In February, The Or Foundation – based in Kantamanto market in Accra, Ghana, is dedicated to tackling the injustice of the fashion’s trash problem – published its report Stop Waste Colonialism. It explained how “the fashion industry uses the global secondhand clothing trade as a de facto waste management strategy.” In May, a group of clothing traders went to Brussels to debate with policyholders about European legislation on extended producer responsibility (EPR) – to ensure that the Kantamanto market is part of the conversation because the world’s fashion trash is ending up on their doorstep.
Artist Jeremy Hutchison took the idea of trash on your doorstep one step further when he became a “monster of post-consumer imperialism” in the form of a suffocating 8ft textile zombie called Dead White Man. It was a collaboration with The Or Foundation about the Ghanaian phrase obroni wawu, meaning dead white man’s clothing. This is how the traders of the Kantamanto market refer to their stock of cast-offs from the global north.
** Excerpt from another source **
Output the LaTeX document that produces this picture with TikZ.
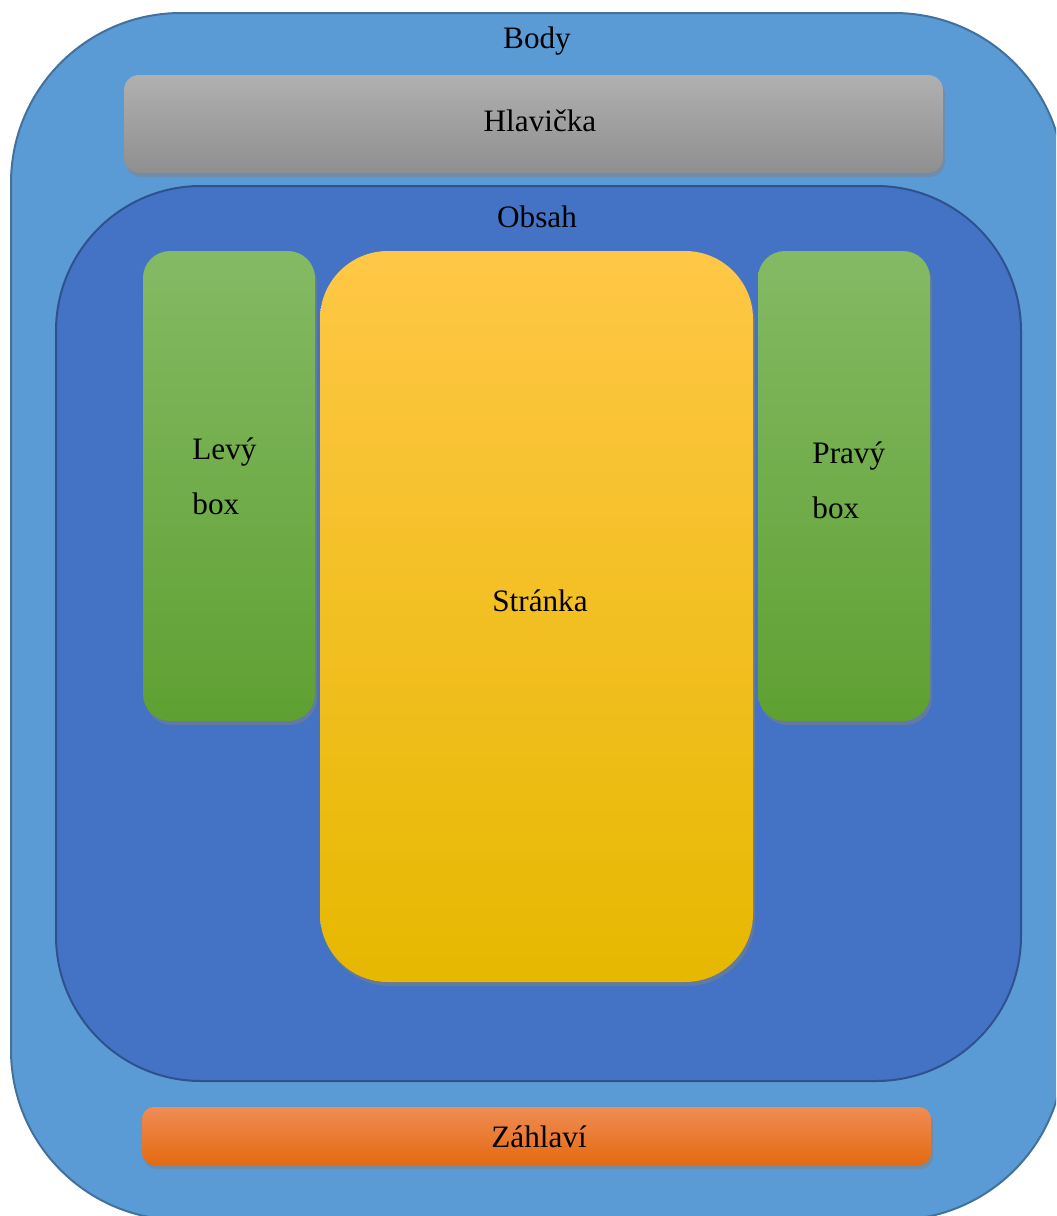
\documentclass[tikz,border=0pt]{standalone}
\usepackage{fontspec}
\setmainfont{Liberation Serif}
\usetikzlibrary{shadows}

\definecolor{bodyfill}{HTML}{5B9BD5}
\definecolor{bodyline}{HTML}{41719C}
\definecolor{obsahfill}{HTML}{4472C4}
\definecolor{obsahline}{HTML}{2F528F}

\tikzset{
  part/.style={rectangle, inner sep=0pt, drop shadow={opacity=0.5, shadow xshift=1pt, shadow yshift=-2pt}},
  caption/.style={font=\fontsize{15.6}{27.5}\selectfont, inner sep=0pt, anchor=base},
  gray part/.style={part, top color=black!31, bottom color=black!44},
  green part/.style={part, top color={rgb,255:red,132;green,186;blue,100}, middle color={rgb,255:red,112;green,173;blue,71}, bottom color={rgb,255:red,95;green,160;blue,50}},
  yellow part/.style={part, top color={rgb,255:red,255;green,199;blue,70}, middle color={rgb,255:red,255;green,195;blue,0}, bottom color={rgb,255:red,230;green,184;blue,0}},
  orange part/.style={part, top color={rgb,255:red,240;green,140;blue,85}, middle color={rgb,255:red,245;green,127;blue,42}, bottom color={rgb,255:red,227;green,106;blue,16}},
}

\begin{document}
\begin{tikzpicture}[x=0.5pt,y=-0.5pt]

\useasboundingbox (0,0) rectangle (1056,1216);
\clip (0,0) rectangle (1056,1216);

%draw body
\node[rectangle, inner sep=0pt, rounded corners=85pt, fill=bodyfill, draw=bodyline, line width=1pt,
      minimum width=526.5pt, minimum height=603.5pt] (body) at (537.5,616.5) {};
\node[caption] (bodytext) at (537,48) {Body};

%draw header
\node[gray part, rounded corners=7.5pt, minimum width=409.5pt, minimum height=49pt] (hlavicka) at (533.5,124) {};
\node[caption] (hlavickatext) at (540,131) {Hlavička};

%draw content area
\node[rectangle, inner sep=0pt, rounded corners=72.5pt, fill=obsahfill, draw=obsahline, line width=1pt,
      minimum width=482.5pt, minimum height=447.5pt] (obsah) at (538.5,633.5) {};
\node[caption] (obsahtext) at (537,227) {Obsah};

%draw side boxes
\foreach \name/\x/\tx/\ty/\txt in {levy/229/192/514/Levý, pravy/844/812/518/Pravý}
    {
    \node[green part, rounded corners=13.5pt, minimum width=86pt, minimum height=235pt] (\name) at (\x,486) {};
    \node[caption, anchor=base west, align=left] (\name text) at (\tx,\ty) {\txt\\box};
    }

%draw page
\node[yellow part, rounded corners=34pt, minimum width=216.5pt, minimum height=365.5pt] (stranka) at (536.5,616.5) {};
\node[caption] (strankatext) at (540,611) {Stránka};

%draw footer
\node[orange part, rounded corners=6pt, minimum width=394.5pt, minimum height=29pt] (zahlavi) at (536.5,1136) {};
\node[caption] (zahlavitext) at (539,1147) {Záhlaví};

\end{tikzpicture}
\end{document}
In September, Clare Press, in her latest book, Wear Next, stated that over-production and hyperspeed are two of the fashion industry’s biggest problems. In its annual Fashion Transparency Index, Fashion Revolution reported that 88 percent of significant fashion brands still do not disclose yearly production volumes. According to the Index, globally, the system has enough clothing to clothe the next six generations.
This year was also the year European legislation started to dig in to regulate fast fashion. In December, the European Parliament agreed to ban the destruction of unsold clothing, accessories, and footwear as part of its new “eco-design” framework. It will also see clothing given a Digital Product Passport. Expected to come into force in 2026, a QR code will provide shoppers with greater transparency over the materials and manufacturers and even tips on repairing their items. Without regulation, brands are still not taking responsibility for their products, the materials they use, and their supply chains. Legislation will start to push them into taking collective action.
The year 2023 has also seen the continued exploitation of garment workers around the world. The year marked ten years since the Rana Plaza factory disaster that killed 1,134 people, with at least another 2,000 injured when the factory in Dhaka, Bangladesh, collapsed. In December, more than 50 brands signed up for the newly extended International Accord, contributing to safer working conditions for more than 2 million garment factory workers in Bangladesh, with 48 signing up for the Bangladesh Safety Agreement and 88 for the more recent Pakistan Accord.
But there continues to be a lack of transparency. In November, a woman in Derbyshire found a Chinese prisoner’s ID card in the sleeve lining of her Regatta coat, raising warnings over modern slavery hidden in supply chains. And poverty pay is still the industry norm. As the Clean Clothes Campaign reported, on 25 June this year, union leader Shahidul Islam was beaten to death for labor rights activism in Tongi, Bangladesh. Ongoing protests against the new minimum wage in Bangladesh resulted in four workers dying in November and at least 115 workers and trade unionists in prison. Maeve Galvin, Fashion Revolution’s global policy and campaigns director, said, “We are so far from workers achieving social justice that it is shameful.”
On a more hopeful note, young people continue to buy their clothes second-hand, online, or at car boot sales. Fast fashion brands see that Depop, Vinted, and eBay are their biggest competitors and have started turning over valuable retail space to second-hand clothing.